-------- Available data

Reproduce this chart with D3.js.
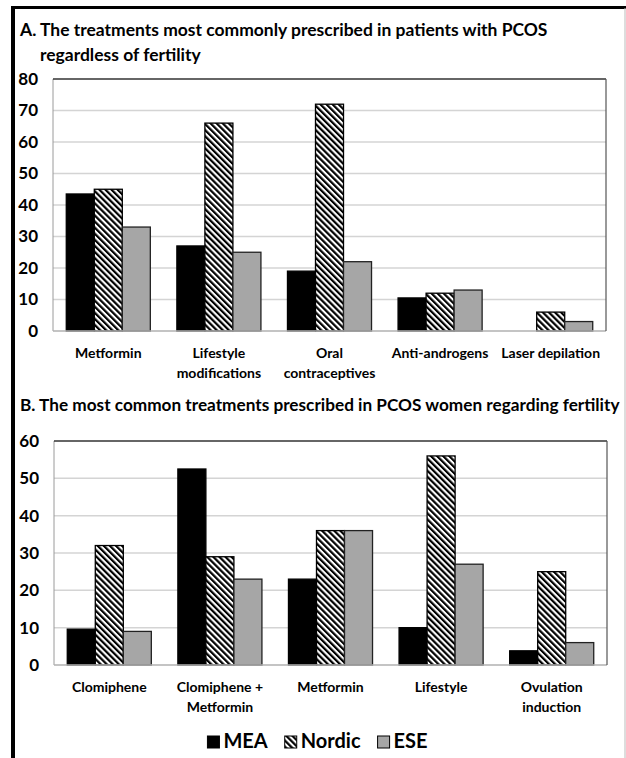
<!DOCTYPE html>
<html>
<head>
<meta charset="utf-8">
<script src="https://cdn.jsdelivr.net/npm/d3@7"></script>
<style>
  html, body { margin: 0; padding: 0; background: #fff; }
  svg { display: block; }
  text { font-family: Lato, "Open Sans", sans-serif; font-weight: bold; fill: #000; }
</style>
</head>
<body>
<script>
// ---------- data ----------
const seriesNames = ["MEA", "Nordic", "ESE"];

const titleA = ["A. The treatments most commonly prescribed in patients with PCOS", "regardless of fertility"];
const categoriesA = [["Metformin"], ["Lifestyle", "modifications"], ["Oral", "contraceptives"], ["Anti-androgens"], ["Laser depilation"]];
const meaA    = [43.5, 27, 19, 10.5, 0];
const nordicA = [45, 66, 72, 12, 6];
const eseA    = [33, 25, 22, 13, 3];
const ticksA  = [0, 10, 20, 30, 40, 50, 60, 70, 80];

const titleB = "B. The most common treatments prescribed in PCOS women regarding fertility";
const categoriesB = [["Clomiphene"], ["Clomiphene +", "Metformin"], ["Metformin"], ["Lifestyle"], ["Ovulation", "induction"]];
const meaB    = [9.6, 52.5, 23, 10, 3.8];
const nordicB = [32, 29, 36, 56, 25];
const eseB    = [9, 23, 36, 27, 6];
const ticksB  = [0, 10, 20, 30, 40, 50, 60];

// ---------- drawing ----------
const W = 626, H = 758;
const svg = d3.select("body").append("svg").attr("width", W).attr("height", H);

const defs = svg.append("defs");
const pat = defs.append("pattern")
  .attr("id", "hatch")
  .attr("patternUnits", "userSpaceOnUse")
  .attr("width", 4.3).attr("height", 4.3)
  .attr("patternTransform", "rotate(-45)");
pat.append("rect").attr("width", 4.3).attr("height", 4.3).attr("fill", "#fff");
pat.append("rect").attr("width", 2.2).attr("height", 4.3).attr("fill", "#000");

const fills = { MEA: "#000", Nordic: "url(#hatch)", ESE: "#a6a6a6" };

// frame
svg.append("rect").attr("x", 11).attr("y", 6).attr("width", W - 11).attr("height", 3).attr("fill", "#000");
svg.append("rect").attr("x", 11).attr("y", 6).attr("width", 4).attr("height", H - 6).attr("fill", "#000");
svg.append("line").attr("x1", 625).attr("x2", 625).attr("y1", 8).attr("y2", H).attr("stroke", "#bbb").attr("stroke-width", 1);

function fitText(sel, target) {
  let fs = parseFloat(sel.attr("font-size"));
  const len = sel.node().getComputedTextLength();
  if (len > 0) sel.attr("font-size", fs * target / len);
}

// titles
const tA1 = svg.append("text").attr("x", 20).attr("y", 36).attr("font-size", 17).text(titleA[0]);
fitText(tA1, 528);
const tA2 = svg.append("text").attr("x", 40).attr("y", 61).attr("font-size", 17).text(titleA[1]);
tA2.attr("font-size", tA1.attr("font-size"));
const tB = svg.append("text").attr("x", 20).attr("y", 411).attr("font-size", 17).text(titleB);
fitText(tB, 600);

function panel(cfg) {
  const { x0, x1, y0, y1, cats, data, ticks, maxV, labelY } = cfg;
  const g = svg.append("g");
  const x = d3.scaleBand().domain(d3.range(cats.length)).range([x0, x1]).paddingInner(0.24).paddingOuter(0.12);
  const xs = d3.scaleBand().domain(seriesNames).range([0, x.bandwidth()]).padding(0);
  const y = d3.scaleLinear().domain([0, maxV]).range([y1, y0]);

  // gridlines
  g.append("g").selectAll("line").data(ticks.slice(1, -1)).join("line")
    .attr("x1", x0).attr("x2", x1)
    .attr("y1", d => y(d)).attr("y2", d => y(d))
    .attr("stroke", "#d4d4d4").attr("stroke-width", 1.5);

  // bars
  const rows = cats.map((c, i) => seriesNames.map((s, j) => ({ i, s, v: data[j][i] })));
  g.append("g").selectAll("g").data(rows).join("g")
    .attr("transform", (d, i) => `translate(${x(i)},0)`)
    .selectAll("rect").data(d => d.filter(e => e.v > 0)).join("rect")
    .attr("x", d => xs(d.s)).attr("width", xs.bandwidth())
    .attr("y", d => y(d.v)).attr("height", d => y(0) - y(d.v))
    .attr("fill", d => fills[d.s])
    .attr("stroke", d => d.s === "ESE" ? "#222" : "#000")
    .attr("stroke-width", 1.3);

  // plot border
  g.append("line").attr("x1", x0).attr("x2", x0).attr("y1", y0).attr("y2", y1).attr("stroke", "#9a9a9a").attr("stroke-width", 1);
  g.append("line").attr("x1", x0).attr("x2", x1).attr("y1", y1).attr("y2", y1).attr("stroke", "#b0b0b0").attr("stroke-width", 1.5);
  g.append("line").attr("x1", x0).attr("x2", x1).attr("y1", y0).attr("y2", y0).attr("stroke", "#333").attr("stroke-width", 1.5);
  g.append("line").attr("x1", x1).attr("x2", x1).attr("y1", y0).attr("y2", y1).attr("stroke", "#555").attr("stroke-width", 1.2);

  // y axis
  const ya = g.append("g").attr("transform", `translate(${x0},0)`)
    .call(d3.axisLeft(y).tickValues(ticks).tickSize(0).tickPadding(15).tickFormat(d3.format("d")));
  ya.select(".domain").remove();
  ya.selectAll("text").attr("font-family", "Lato, sans-serif").attr("font-weight", "bold").attr("font-size", 17).attr("fill", "#000");

  // x labels
  g.append("g").selectAll("text").data(cats).join("text")
    .attr("text-anchor", "middle")
    .attr("font-size", 14)
    .attr("x", (d, i) => x(i) + x.bandwidth() / 2)
    .attr("y", labelY)
    .selectAll("tspan").data(d => d).join("tspan")
    .attr("x", function () { return d3.select(this.parentNode).attr("x"); })
    .attr("dy", (d, k) => k === 0 ? 0 : 20)
    .text(d => d);
}

panel({ x0: 53, x1: 606, y0: 79, y1: 331, cats: categoriesA, data: [meaA, nordicA, eseA], ticks: ticksA, maxV: 80, labelY: 358 });
panel({ x0: 54, x1: 607, y0: 441, y1: 665, cats: categoriesB, data: [meaB, nordicB, eseB], ticks: ticksB, maxV: 60, labelY: 692 });

// legend
const lg = svg.append("g");
let cx = 0;
const items = [];
seriesNames.forEach(s => {
  const it = lg.append("g").attr("transform", `translate(${cx},0)`);
  it.append("rect").attr("x", 0).attr("y", -12).attr("width", 12).attr("height", 12)
    .attr("fill", fills[s]).attr("stroke", "#000").attr("stroke-width", 1);
  const t = it.append("text").attr("x", 16).attr("y", 0).attr("font-size", 20).text(s);
  cx += 16 + t.node().getComputedTextLength() + 17;
});
const lw = cx - 17;
lg.attr("transform", `translate(${317.5 - lw / 2},748)`);
</script>
</body>
</html>
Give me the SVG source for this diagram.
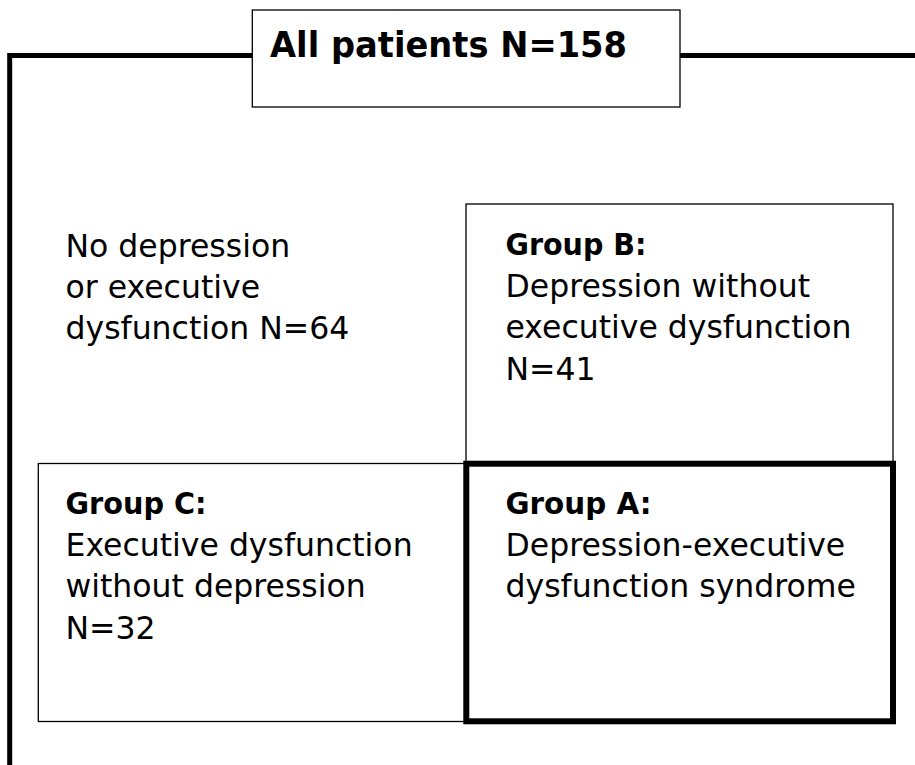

----------------

## Work required
Using the material above, return every line exactly as it appears, minus the pictures.

## Answer to this problem
Reproduce this chart with D3.js.
<!DOCTYPE html>
<html>
<head>
<meta charset="utf-8">
<script src="https://cdn.jsdelivr.net/npm/d3@7"></script>
<style>
  html, body { margin: 0; padding: 0; background: #fff; }
  svg { display: block; }
  text { font-family: Lato, "Open Sans", sans-serif; font-weight: bold; fill: #000; }
</style>
</head>
<body>
<script>
// ---------- data ----------
const seriesNames = ["MEA", "Nordic", "ESE"];

const titleA = ["A. The treatments most commonly prescribed in patients with PCOS", "regardless of fertility"];
const categoriesA = [["Metformin"], ["Lifestyle", "modifications"], ["Oral", "contraceptives"], ["Anti-androgens"], ["Laser depilation"]];
const meaA    = [43.5, 27, 19, 10.5, 0];
const nordicA = [45, 66, 72, 12, 6];
const eseA    = [33, 25, 22, 13, 3];
const ticksA  = [0, 10, 20, 30, 40, 50, 60, 70, 80];

const titleB = "B. The most common treatments prescribed in PCOS women regarding fertility";
const categoriesB = [["Clomiphene"], ["Clomiphene +", "Metformin"], ["Metformin"], ["Lifestyle"], ["Ovulation", "induction"]];
const meaB    = [9.6, 52.5, 23, 10, 3.8];
const nordicB = [32, 29, 36, 56, 25];
const eseB    = [9, 23, 36, 27, 6];
const ticksB  = [0, 10, 20, 30, 40, 50, 60];

// ---------- drawing ----------
const W = 626, H = 758;
const svg = d3.select("body").append("svg").attr("width", W).attr("height", H);

const defs = svg.append("defs");
const pat = defs.append("pattern")
  .attr("id", "hatch")
  .attr("patternUnits", "userSpaceOnUse")
  .attr("width", 4.3).attr("height", 4.3)
  .attr("patternTransform", "rotate(-45)");
pat.append("rect").attr("width", 4.3).attr("height", 4.3).attr("fill", "#fff");
pat.append("rect").attr("width", 2.2).attr("height", 4.3).attr("fill", "#000");

const fills = { MEA: "#000", Nordic: "url(#hatch)", ESE: "#a6a6a6" };

// frame
svg.append("rect").attr("x", 11).attr("y", 6).attr("width", W - 11).attr("height", 3).attr("fill", "#000");
svg.append("rect").attr("x", 11).attr("y", 6).attr("width", 4).attr("height", H - 6).attr("fill", "#000");
svg.append("line").attr("x1", 625).attr("x2", 625).attr("y1", 8).attr("y2", H).attr("stroke", "#bbb").attr("stroke-width", 1);

function fitText(sel, target) {
  let fs = parseFloat(sel.attr("font-size"));
  const len = sel.node().getComputedTextLength();
  if (len > 0) sel.attr("font-size", fs * target / len);
}

// titles
const tA1 = svg.append("text").attr("x", 20).attr("y", 36).attr("font-size", 17).text(titleA[0]);
fitText(tA1, 528);
const tA2 = svg.append("text").attr("x", 40).attr("y", 61).attr("font-size", 17).text(titleA[1]);
tA2.attr("font-size", tA1.attr("font-size"));
const tB = svg.append("text").attr("x", 20).attr("y", 411).attr("font-size", 17).text(titleB);
fitText(tB, 600);

function panel(cfg) {
  const { x0, x1, y0, y1, cats, data, ticks, maxV, labelY } = cfg;
  const g = svg.append("g");
  const x = d3.scaleBand().domain(d3.range(cats.length)).range([x0, x1]).paddingInner(0.24).paddingOuter(0.12);
  const xs = d3.scaleBand().domain(seriesNames).range([0, x.bandwidth()]).padding(0);
  const y = d3.scaleLinear().domain([0, maxV]).range([y1, y0]);

  // gridlines
  g.append("g").selectAll("line").data(ticks.slice(1, -1)).join("line")
    .attr("x1", x0).attr("x2", x1)
    .attr("y1", d => y(d)).attr("y2", d => y(d))
    .attr("stroke", "#d4d4d4").attr("stroke-width", 1.5);

  // bars
  const rows = cats.map((c, i) => seriesNames.map((s, j) => ({ i, s, v: data[j][i] })));
  g.append("g").selectAll("g").data(rows).join("g")
    .attr("transform", (d, i) => `translate(${x(i)},0)`)
    .selectAll("rect").data(d => d.filter(e => e.v > 0)).join("rect")
    .attr("x", d => xs(d.s)).attr("width", xs.bandwidth())
    .attr("y", d => y(d.v)).attr("height", d => y(0) - y(d.v))
    .attr("fill", d => fills[d.s])
    .attr("stroke", d => d.s === "ESE" ? "#222" : "#000")
    .attr("stroke-width", 1.3);

  // plot border
  g.append("line").attr("x1", x0).attr("x2", x0).attr("y1", y0).attr("y2", y1).attr("stroke", "#9a9a9a").attr("stroke-width", 1);
  g.append("line").attr("x1", x0).attr("x2", x1).attr("y1", y1).attr("y2", y1).attr("stroke", "#b0b0b0").attr("stroke-width", 1.5);
  g.append("line").attr("x1", x0).attr("x2", x1).attr("y1", y0).attr("y2", y0).attr("stroke", "#333").attr("stroke-width", 1.5);
  g.append("line").attr("x1", x1).attr("x2", x1).attr("y1", y0).attr("y2", y1).attr("stroke", "#555").attr("stroke-width", 1.2);

  // y axis
  const ya = g.append("g").attr("transform", `translate(${x0},0)`)
    .call(d3.axisLeft(y).tickValues(ticks).tickSize(0).tickPadding(15).tickFormat(d3.format("d")));
  ya.select(".domain").remove();
  ya.selectAll("text").attr("font-family", "Lato, sans-serif").attr("font-weight", "bold").attr("font-size", 17).attr("fill", "#000");

  // x labels
  g.append("g").selectAll("text").data(cats).join("text")
    .attr("text-anchor", "middle")
    .attr("font-size", 14)
    .attr("x", (d, i) => x(i) + x.bandwidth() / 2)
    .attr("y", labelY)
    .selectAll("tspan").data(d => d).join("tspan")
    .attr("x", function () { return d3.select(this.parentNode).attr("x"); })
    .attr("dy", (d, k) => k === 0 ? 0 : 20)
    .text(d => d);
}

panel({ x0: 53, x1: 606, y0: 79, y1: 331, cats: categoriesA, data: [meaA, nordicA, eseA], ticks: ticksA, maxV: 80, labelY: 358 });
panel({ x0: 54, x1: 607, y0: 441, y1: 665, cats: categoriesB, data: [meaB, nordicB, eseB], ticks: ticksB, maxV: 60, labelY: 692 });

// legend
const lg = svg.append("g");
let cx = 0;
const items = [];
seriesNames.forEach(s => {
  const it = lg.append("g").attr("transform", `translate(${cx},0)`);
  it.append("rect").attr("x", 0).attr("y", -12).attr("width", 12).attr("height", 12)
    .attr("fill", fills[s]).attr("stroke", "#000").attr("stroke-width", 1);
  const t = it.append("text").attr("x", 16).attr("y", 0).attr("font-size", 20).text(s);
  cx += 16 + t.node().getComputedTextLength() + 17;
});
const lw = cx - 17;
lg.attr("transform", `translate(${317.5 - lw / 2},748)`);
</script>
</body>
</html>
Give me the SVG source for this diagram.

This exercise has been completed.